KEWAJIBAN ADVOKAT DALAM MEMASTIKAN KEPENTINGAN PERSEROAN
Advokat memiliki kewajiban untuk melindungi kepentingan Perseroan dan memastikan bahwa setiap tindakan hukum yang diambil sejalan dengan hukum yang berlaku. Advokat juga perlu memberikan saran hukum yang tepat kepada Perseroan sehubungan dengan implikasi hukum dari setiap langkah yang diambil.

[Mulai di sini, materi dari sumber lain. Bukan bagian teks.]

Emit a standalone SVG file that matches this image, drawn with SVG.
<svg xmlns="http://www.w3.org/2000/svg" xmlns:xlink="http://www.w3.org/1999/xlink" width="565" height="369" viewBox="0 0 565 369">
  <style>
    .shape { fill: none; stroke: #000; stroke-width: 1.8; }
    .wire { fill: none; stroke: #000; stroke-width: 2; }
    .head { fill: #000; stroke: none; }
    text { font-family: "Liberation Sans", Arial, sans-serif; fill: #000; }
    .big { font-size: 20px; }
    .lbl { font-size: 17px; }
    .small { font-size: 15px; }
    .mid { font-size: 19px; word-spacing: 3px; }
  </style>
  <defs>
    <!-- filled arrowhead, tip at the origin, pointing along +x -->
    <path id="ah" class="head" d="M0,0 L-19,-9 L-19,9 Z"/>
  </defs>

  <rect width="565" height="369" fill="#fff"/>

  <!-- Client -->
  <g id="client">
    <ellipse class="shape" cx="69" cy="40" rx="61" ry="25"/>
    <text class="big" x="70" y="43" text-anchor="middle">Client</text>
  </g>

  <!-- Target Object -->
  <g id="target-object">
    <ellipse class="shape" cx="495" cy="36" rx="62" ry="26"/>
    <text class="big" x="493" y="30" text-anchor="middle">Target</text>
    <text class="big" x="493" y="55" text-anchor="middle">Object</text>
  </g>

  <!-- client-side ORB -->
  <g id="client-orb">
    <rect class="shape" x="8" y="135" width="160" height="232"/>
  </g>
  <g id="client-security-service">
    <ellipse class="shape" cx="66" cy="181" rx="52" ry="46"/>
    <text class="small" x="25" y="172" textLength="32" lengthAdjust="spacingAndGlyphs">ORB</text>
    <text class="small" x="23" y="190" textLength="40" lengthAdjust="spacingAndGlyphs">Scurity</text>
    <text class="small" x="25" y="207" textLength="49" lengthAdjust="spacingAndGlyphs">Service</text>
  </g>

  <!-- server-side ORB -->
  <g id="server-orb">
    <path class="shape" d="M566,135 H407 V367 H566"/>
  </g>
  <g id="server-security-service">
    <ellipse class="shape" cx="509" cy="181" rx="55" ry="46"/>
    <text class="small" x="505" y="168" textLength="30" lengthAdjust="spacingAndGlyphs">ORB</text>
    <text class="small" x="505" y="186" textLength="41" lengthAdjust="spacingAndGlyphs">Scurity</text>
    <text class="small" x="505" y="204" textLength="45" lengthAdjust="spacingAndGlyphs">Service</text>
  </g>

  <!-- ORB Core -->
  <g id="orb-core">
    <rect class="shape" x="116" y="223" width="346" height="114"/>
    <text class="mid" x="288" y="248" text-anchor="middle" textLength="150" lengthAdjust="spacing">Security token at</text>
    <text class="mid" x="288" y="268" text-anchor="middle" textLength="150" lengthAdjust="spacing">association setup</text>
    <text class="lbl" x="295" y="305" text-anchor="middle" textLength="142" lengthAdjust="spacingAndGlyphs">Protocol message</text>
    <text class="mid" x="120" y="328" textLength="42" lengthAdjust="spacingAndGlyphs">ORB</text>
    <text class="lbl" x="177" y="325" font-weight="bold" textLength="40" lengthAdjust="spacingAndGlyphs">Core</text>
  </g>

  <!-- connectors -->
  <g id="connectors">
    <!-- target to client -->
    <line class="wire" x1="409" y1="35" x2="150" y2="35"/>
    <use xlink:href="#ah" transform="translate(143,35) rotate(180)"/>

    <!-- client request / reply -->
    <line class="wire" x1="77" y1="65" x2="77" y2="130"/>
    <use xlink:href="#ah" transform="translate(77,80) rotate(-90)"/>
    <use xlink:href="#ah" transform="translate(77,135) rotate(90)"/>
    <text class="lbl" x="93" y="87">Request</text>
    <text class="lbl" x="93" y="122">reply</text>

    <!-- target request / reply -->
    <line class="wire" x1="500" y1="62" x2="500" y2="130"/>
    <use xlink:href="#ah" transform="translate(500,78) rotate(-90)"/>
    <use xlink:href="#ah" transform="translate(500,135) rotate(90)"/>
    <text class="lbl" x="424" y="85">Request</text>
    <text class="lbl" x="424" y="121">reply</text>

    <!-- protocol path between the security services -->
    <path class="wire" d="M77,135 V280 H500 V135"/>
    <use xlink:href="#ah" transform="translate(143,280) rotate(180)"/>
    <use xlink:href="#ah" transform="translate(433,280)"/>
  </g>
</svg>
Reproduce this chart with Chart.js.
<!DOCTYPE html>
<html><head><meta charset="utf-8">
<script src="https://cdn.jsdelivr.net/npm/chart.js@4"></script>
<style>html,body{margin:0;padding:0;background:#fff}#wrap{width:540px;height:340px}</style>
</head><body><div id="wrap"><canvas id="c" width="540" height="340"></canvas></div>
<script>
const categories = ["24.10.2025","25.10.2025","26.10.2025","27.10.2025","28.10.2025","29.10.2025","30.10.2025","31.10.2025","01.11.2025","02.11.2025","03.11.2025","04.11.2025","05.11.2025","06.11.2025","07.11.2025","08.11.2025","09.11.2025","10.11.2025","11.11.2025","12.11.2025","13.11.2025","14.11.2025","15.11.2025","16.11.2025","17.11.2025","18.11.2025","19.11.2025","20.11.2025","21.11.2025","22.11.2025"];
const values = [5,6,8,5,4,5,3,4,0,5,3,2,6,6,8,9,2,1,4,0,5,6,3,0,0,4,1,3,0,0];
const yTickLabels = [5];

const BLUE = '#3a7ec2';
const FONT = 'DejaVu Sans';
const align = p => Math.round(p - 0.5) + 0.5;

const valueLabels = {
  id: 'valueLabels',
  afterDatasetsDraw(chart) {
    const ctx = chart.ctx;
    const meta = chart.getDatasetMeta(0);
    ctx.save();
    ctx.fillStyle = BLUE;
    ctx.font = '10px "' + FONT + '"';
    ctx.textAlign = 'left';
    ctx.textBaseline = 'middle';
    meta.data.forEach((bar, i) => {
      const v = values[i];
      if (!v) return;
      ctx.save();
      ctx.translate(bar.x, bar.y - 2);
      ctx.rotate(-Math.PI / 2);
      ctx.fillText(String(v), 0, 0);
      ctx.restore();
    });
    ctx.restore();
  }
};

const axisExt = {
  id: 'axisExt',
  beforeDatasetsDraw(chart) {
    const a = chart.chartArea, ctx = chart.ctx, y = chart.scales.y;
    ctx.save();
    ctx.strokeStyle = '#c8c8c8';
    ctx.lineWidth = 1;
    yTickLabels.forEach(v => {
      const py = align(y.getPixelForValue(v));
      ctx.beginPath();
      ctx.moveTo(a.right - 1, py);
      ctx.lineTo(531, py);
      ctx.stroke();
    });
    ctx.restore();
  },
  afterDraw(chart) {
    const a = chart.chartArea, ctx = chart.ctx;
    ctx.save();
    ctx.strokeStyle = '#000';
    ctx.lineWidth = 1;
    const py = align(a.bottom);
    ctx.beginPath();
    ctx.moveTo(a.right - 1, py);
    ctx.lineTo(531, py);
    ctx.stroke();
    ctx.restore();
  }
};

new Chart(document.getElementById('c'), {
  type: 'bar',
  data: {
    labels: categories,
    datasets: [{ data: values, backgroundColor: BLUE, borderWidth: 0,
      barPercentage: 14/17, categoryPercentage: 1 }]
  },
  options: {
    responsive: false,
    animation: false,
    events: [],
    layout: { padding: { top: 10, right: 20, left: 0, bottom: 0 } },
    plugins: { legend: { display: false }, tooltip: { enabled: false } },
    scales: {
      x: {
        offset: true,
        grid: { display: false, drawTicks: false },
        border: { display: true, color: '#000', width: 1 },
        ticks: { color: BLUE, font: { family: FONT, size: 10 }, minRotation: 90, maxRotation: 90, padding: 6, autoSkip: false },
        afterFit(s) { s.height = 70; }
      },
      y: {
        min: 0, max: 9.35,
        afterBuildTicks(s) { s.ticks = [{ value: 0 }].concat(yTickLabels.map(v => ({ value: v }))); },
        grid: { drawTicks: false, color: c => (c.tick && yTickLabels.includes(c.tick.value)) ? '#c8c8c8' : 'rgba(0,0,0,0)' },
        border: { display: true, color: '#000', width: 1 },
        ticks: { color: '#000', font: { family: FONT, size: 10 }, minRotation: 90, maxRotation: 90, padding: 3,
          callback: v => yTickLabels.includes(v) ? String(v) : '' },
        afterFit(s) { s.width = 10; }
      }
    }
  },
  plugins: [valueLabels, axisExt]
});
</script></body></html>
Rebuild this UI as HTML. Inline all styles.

PENGAWASAN TRANSPARANSI PROSES PENJUALAN DI BAWAH TANGAN Advokat perlu memastikan transparansi dalam proses penjualan di bawah tangan, termasuk penetapan harga yang adil dan pemilihan pihak pembeli yang memenuhi syarat. Hal ini penting untuk mencegah potensi tindakan hukum oleh pihak yang merasa dirugikan.
PENYELESAIAN SENGKETA Advokat dapat memainkan peran kunci dalam penyelesaian sengketa yang mungkin timbul selama proses parate eksekusi. Mediasi atau negosiasi dapat menjadi alternatif yang diusulkan oleh advokat untuk mencapai penyelesaian yang dapat diterima oleh semua pihak terkait.
Secara keseluruhan, peran advokat dalam penyelesaian kredit bermasalah melalui parate eksekusi dengan cara penjualan di bawah tangan atas objek jaminan fiducia di PT. Federal International Finance sangat krusial. Advokat diharapkan untuk menjalankan tugasnya dengan cermat, mematuhi etika profesi, dan memberikan perlindungan hukum yang maksimal kepada klien.